GIVEN PROBLEM
Please print exactly the lines below, from the start of the material up to and including the line with "def fy(y): return 1 - y / H", but none of the pictures.
— Start SUPPLIED MATERIAL —
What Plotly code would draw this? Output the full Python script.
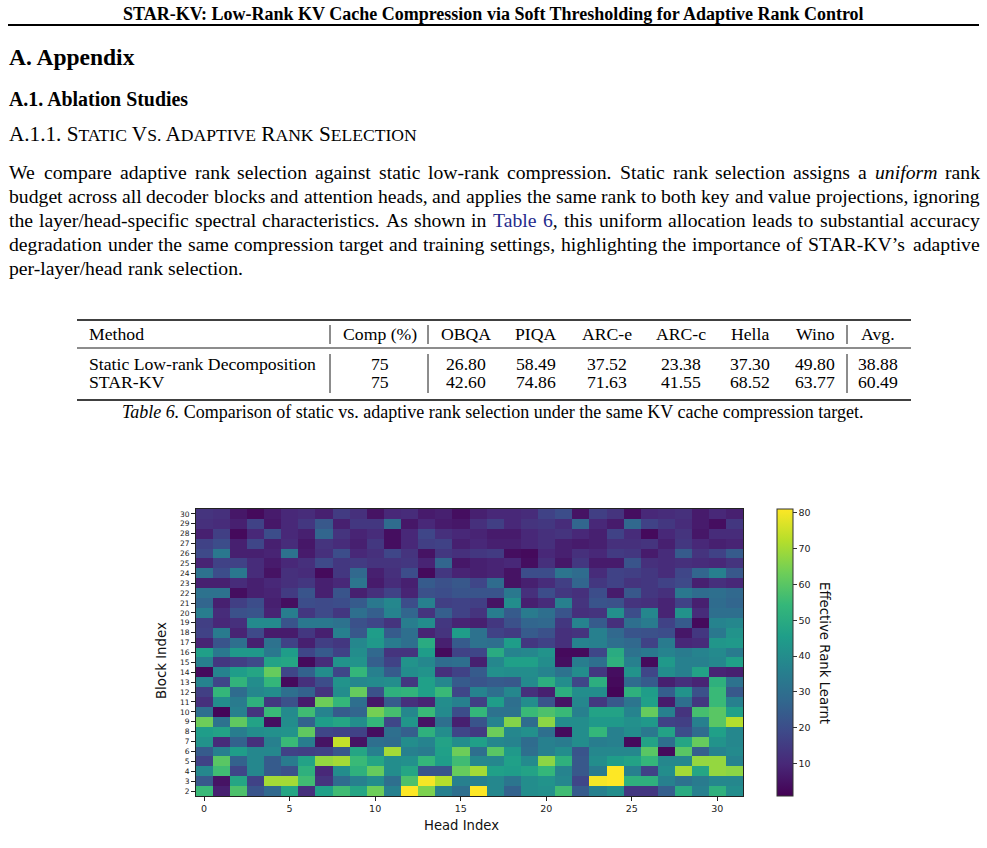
import plotly.graph_objects as go

W, H = 987, 848
def fx(x): return x / W
def fy(y): return 1 - y / H

# ---------------- data ----------------
head_index = list(range(32))
block_index = list(range(30, 1, -1))  # rows listed from block 30 (top) to block 2 (bottom)
effective_rank = [
    [13,12,6,3,7,10,11,8,15,12,5,10,11,7,8,4, 8,10,10,11,17,20,5,16,13,4,10,11,12,7,10,8],      # 30
    [12,11,8,17,6,10,14,23,8,14,14,29,6,10,7,6, 12,16,10,13,14,11,27,10,7,28,17,14,11,7,4,14],  # 29
    [8,16,3,10,20,10,8,27,13,9,11,4,10,18,12,10, 9,7,7,10,12,13,10,8,17,11,3,10,13,6,11,11],    # 28
    [17,20,8,18,8,11,6,13,11,8,14,4,10,16,17,8, 10,8,8,10,12,8,7,8,12,12,13,8,14,10,8,9],       # 27
    [19,33,8,8,9,31,7,12,20,10,12,18,13,5,14,12, 14,15,4,3,10,8,12,10,15,14,7,11,24,13,17,24],  # 26
    [9,17,17,11,7,10,12,19,14,15,13,13,14,9,27,6, 8,9,10,4,12,6,14,7,7,22,12,11,12,11,10,13],   # 25
    [31,20,33,11,5,12,11,3,14,28,8,12,20,3,14,9, 8,9,5,20,20,32,29,11,17,16,14,11,18,27,36,23], # 24
    [8,8,11,8,10,12,14,8,10,32,7,11,8,24,21,23, 18,29,5,8,11,16,27,14,17,13,14,17,19,8,12,10],  # 23
    [31,31,4,8,9,15,22,8,22,8,12,17,9,21,20,22, 22,22,33,12,20,14,12,20,7,23,14,12,33,29,30,28], # 22
    [27,8,16,20,8,4,20,19,20,24,33,38,20,36,16,17, 16,5,40,8,11,36,13,22,21,13,12,9,17,8,29,27], # 21
    [35,11,21,22,9,35,14,19,14,30,25,37,27,13,25,17, 13,35,24,34,30,22,12,13,41,20,38,9,42,11,30,30], # 20
    [16,10,12,39,39,22,33,33,31,21,18,13,35,40,14,9, 8,14,21,27,28,14,37,24,12,30,34,17,24,3,37,38],  # 19
    [17,34,9,19,7,7,14,8,36,23,45,24,30,9,13,45, 31,17,15,24,21,12,13,36,28,22,21,20,6,14,33,42],    # 18
    [9,22,30,8,31,17,8,16,14,38,44,34,30,50,8,24, 31,30,45,14,17,12,37,36,30,28,17,34,10,11,43,44],   # 17
    [46,33,44,44,33,45,18,24,17,40,28,13,13,45,3,17, 18,50,37,38,42,3,3,18,50,31,33,37,34,37,39,34],  # 16
    [36,14,16,19,47,48,3,11,42,42,25,17,42,38,29,30, 8,38,46,46,40,4,35,30,52,36,3,44,36,36,38,46],   # 15
    [3,37,45,48,62,18,26,40,18,54,36,24,40,42,12,17, 24,41,40,40,37,31,40,14,4,42,18,40,36,47,9,8],   # 14
    [37,18,53,40,54,3,12,20,42,38,39,40,14,46,38,24, 22,24,23,39,51,40,18,51,3,29,24,8,12,9,52,31],   # 13
    [16,54,29,38,40,30,26,13,40,62,21,52,53,46,55,18, 37,30,38,12,8,51,40,40,2,52,45,25,42,21,55,23], # 12
    [12,40,34,52,14,21,7,63,54,30,6,24,12,9,40,36, 16,45,30,40,22,5,38,14,23,32,46,7,30,14,55,36],    # 11
    [30,2,36,13,55,39,56,37,24,27,64,57,38,55,39,20, 54,31,31,55,58,55,36,47,47,37,62,36,13,57,60,46], # 10
    [63,31,61,47,4,40,26,45,48,40,54,18,43,5,30,8, 22,37,66,29,67,40,40,44,44,41,44,17,16,36,60,72],   # 9
    [45,47,35,40,41,42,61,18,17,17,4,30,25,52,40,18, 15,63,38,41,30,3,40,54,36,40,33,47,20,29,46,38],  # 8
    [42,11,26,12,36,55,35,5,74,5,30,29,40,37,47,40, 46,38,37,29,36,34,40,35,36,3,47,30,48,62,42,38],   # 7
    [24,36,45,38,38,17,16,17,23,48,36,70,36,34,46,63, 30,60,44,30,36,40,22,38,38,38,60,3,60,25,37,39], # 6
    [17,60,26,38,24,34,47,68,70,55,48,40,41,54,45,56, 38,38,46,39,67,52,23,40,45,47,54,38,38,68,68,37], # 5
    [38,56,18,38,24,21,52,10,40,52,62,40,48,22,22,62, 70,46,45,47,54,37,23,34,81,36,17,40,70,48,68,67], # 4
    [23,5,48,17,70,70,56,13,29,36,40,30,58,80,72,36, 36,38,32,40,42,38,18,80,81,52,52,36,31,34,38,38],  # 3
    [55,8,58,22,28,48,12,46,56,48,63,36,81,65,36,30, 81,38,26,40,41,56,24,36,40,14,14,25,50,36,52,40],  # 2
]
colorbar_ticks = [10, 20, 30, 40, 50, 60, 70, 80]
x_ticks = [0, 5, 10, 15, 20, 25, 30]

table_columns = ["Method", "Comp (%)", "OBQA", "PIQA", "ARC-e", "ARC-c", "Hella", "Wino", "Avg."]
table_methods = ["Static Low-rank Decomposition", "STAR-KV"]
table_comp = ["75", "75"]
static_scores = ["26.80", "58.49", "37.52", "23.38", "37.30", "49.80", "38.88"]
starkv_scores = ["42.60", "74.86", "71.63", "41.55", "68.52", "63.77", "60.49"]

title_text = "STAR-KV: Low-Rank KV Cache Compression via Soft Thresholding for Adaptive Rank Control"
paragraph_lines = [
    "We compare adaptive rank selection against static low-rank compression. Static rank selection assigns a *uniform* rank",
    "budget across all decoder blocks and attention heads, and applies the same rank to both key and value projections, ignoring",
    "the layer/head-specific spectral characteristics. As shown in [Table] [6], this uniform allocation leads to substantial accuracy",
    "degradation under the same compression target and training settings, highlighting the importance of STAR-KV’s adaptive",
    "per-layer/head rank selection.",
]

SERIF = "Liberation Serif"
SANS = "DejaVu Sans"
LINK = "#1f2a8c"

# Times-like advance widths (per 1000 em)
TR = {' ': 250, 'a': 444, 'b': 500, 'c': 444, 'd': 500, 'e': 444, 'f': 333, 'g': 500, 'h': 500,
      'i': 278, 'j': 278, 'k': 500, 'l': 278, 'm': 778, 'n': 500, 'o': 500, 'p': 500, 'q': 500,
      'r': 333, 's': 389, 't': 278, 'u': 500, 'v': 500, 'w': 722, 'x': 500, 'y': 500, 'z': 444,
      'A': 722, 'B': 667, 'C': 667, 'D': 722, 'E': 611, 'F': 556, 'G': 722, 'H': 722, 'I': 333,
      'J': 389, 'K': 722, 'L': 611, 'M': 889, 'N': 722, 'O': 722, 'P': 556, 'Q': 722, 'R': 667,
      'S': 556, 'T': 611, 'U': 722, 'V': 722, 'W': 944, 'X': 722, 'Y': 722, 'Z': 611,
      ',': 250, '.': 250, '-': 333, '/': 278, '’': 333, '(': 333, ')': 333, '%': 833, ':': 278}
for d in "0123456789":
    TR[d] = 500
TI = dict(TR)
TI.update({'f': 278, 'r': 389, 'm': 722})

BODY = 19.7

def parse_word(word):
    html, width = "", 0.0
    italic = blue = False
    for ch in word:
        if ch == '*':
            italic = not italic
            continue
        if ch == '[':
            blue = True
            continue
        if ch == ']':
            blue = False
            continue
        piece = ch
        if italic:
            piece = "<i>" + piece + "</i>"
        if blue:
            piece = "<span style='color:%s'>%s</span>" % (LINK, piece)
        html += piece
        width += (TI if italic else TR).get(ch, 500) * BODY / 1000
    return html, width

annotations = []
def add_text(text, x, y, size, family=SERIF, xanchor="left", color="#000", angle=0):
    annotations.append(dict(text=text, x=fx(x), y=fy(y), xref="paper", yref="paper",
                            xanchor=xanchor, yanchor="middle", showarrow=False,
                            textangle=angle, borderpad=0,
                            font=dict(family=family, size=size, color=color)))

# Header
add_text("<b>" + title_text + "</b>", 493, 14, 18.0, xanchor="center")
add_text("<b>A. Appendix</b>", 8, 57, 23.5)
add_text("<b>A.1. Ablation Studies</b>", 8, 99, 19.9)
sc = "<span style='font-size:17.6px'>%s</span>"
add_text("A.1.1. S" + sc % "TATIC" + " V" + sc % "S." + " A" + sc % "DAPTIVE" + " R" + sc % "ANK"
         + " S" + sc % "ELECTION", 8, 134, 21.2)

# Paragraph with justification
left, right = 8, 979
line_y = [172, 196, 220, 244, 268]
for li, (line, yy) in enumerate(zip(paragraph_lines, line_y)):
    words = [parse_word(w) for w in line.split(" ")]
    total = sum(w for _, w in words)
    if li < len(paragraph_lines) - 1:
        gap = (right - left - total) / (len(words) - 1)
    else:
        gap = TR[' '] * BODY / 1000
    x = left
    for html, w in words:
        add_text(html, x, yy, BODY)
        x += w + gap

# Table
TS = 17.7
col_x = [88, 380, 466, 536, 607, 681, 750, 815, 878]
for i, name in enumerate(table_columns):
    add_text(name, col_x[i], 334, TS, xanchor="left" if i == 0 else "center")
rows = [[table_methods[0], table_comp[0]] + static_scores,
        [table_methods[1], table_comp[1]] + starkv_scores]
for r, yy in zip(rows, [364, 382]):
    for i, val in enumerate(r):
        add_text(val, col_x[i], yy, TS, xanchor="left" if i == 0 else "center")
add_text("<i>Table 6.</i> Comparison of static vs. adaptive rank selection under the same KV cache compression target.",
         493, 412, 18.0, xanchor="center")

shapes = []
def hline(y, x0, x1, w):
    shapes.append(dict(type="line", xref="paper", yref="paper", x0=fx(x0), x1=fx(x1),
                       y0=fy(y), y1=fy(y), line=dict(color="#000", width=w)))
def vline(x, y0, y1, w):
    shapes.append(dict(type="line", xref="paper", yref="paper", x0=fx(x), x1=fx(x),
                       y0=fy(y0), y1=fy(y1), line=dict(color="#000", width=w)))
hline(25, 8, 979, 2)
hline(320, 77, 911, 1.6)
hline(348, 77, 911, 0.9)
hline(400, 77, 911, 1.6)
for vx in [330, 428, 847]:
    vline(vx, 325, 344, 0.9)
    vline(vx, 354, 393, 0.9)

# Heatmap axis titles and colorbar label
add_text("Head Index", 461, 825, 13.2, family=SANS, xanchor="center", color="#111")
add_text("Block Index", 161, 661, 13.3, family=SANS, xanchor="center", color="#111", angle=-90)
add_text("Effective Rank Learnt", 825, 653, 13.3, family=SANS, xanchor="center", color="#111", angle=90)

fig = go.Figure(go.Heatmap(
    z=effective_rank, x=head_index, y=block_index,
    colorscale="Viridis", zmin=1, zmax=81, hoverongaps=False,
    colorbar=dict(x=fx(777), xanchor="left", y=fy(796), yanchor="bottom",
                  len=(796 - 509) / H, lenmode="fraction", thickness=16, thicknessmode="pixels",
                  xpad=0, ypad=0, outlinewidth=1, outlinecolor="#333",
                  tickvals=colorbar_ticks, ticks="outside", ticklen=3.5, tickcolor="#333",
                  tickfont=dict(family=SANS, size=9.5, color="#222")),
))

fig.update_layout(
    width=W, height=H, margin=dict(l=0, r=0, t=0, b=0),
    paper_bgcolor="white", plot_bgcolor="white",
    xaxis=dict(domain=[fx(195.5), fx(743)], range=[-0.5, 31.5], tickvals=x_ticks,
               ticks="outside", ticklen=3.5, tickcolor="#222", showline=True, mirror=True,
               linecolor="#222", linewidth=1, showgrid=False, zeroline=False,
               tickfont=dict(family=SANS, size=9.5, color="#222")),
    yaxis=dict(domain=[fy(796), fy(509)], range=[1.5, 30.5], tickvals=block_index,
               ticks="outside", ticklen=3.5, tickcolor="#222", showline=True, mirror=True,
               linecolor="#222", linewidth=1, showgrid=False, zeroline=False,
               tickfont=dict(family=SANS, size=7.5, color="#222")),
    annotations=annotations, shapes=shapes, showlegend=False,
)

fig.write_html("out.html")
— End SUPPLIED MATERIAL —
CORRECT ANSWER
What Plotly code would draw this? Output the full Python script.
import plotly.graph_objects as go

W, H = 987, 848
def fx(x): return x / W
def fy(y): return 1 - y / H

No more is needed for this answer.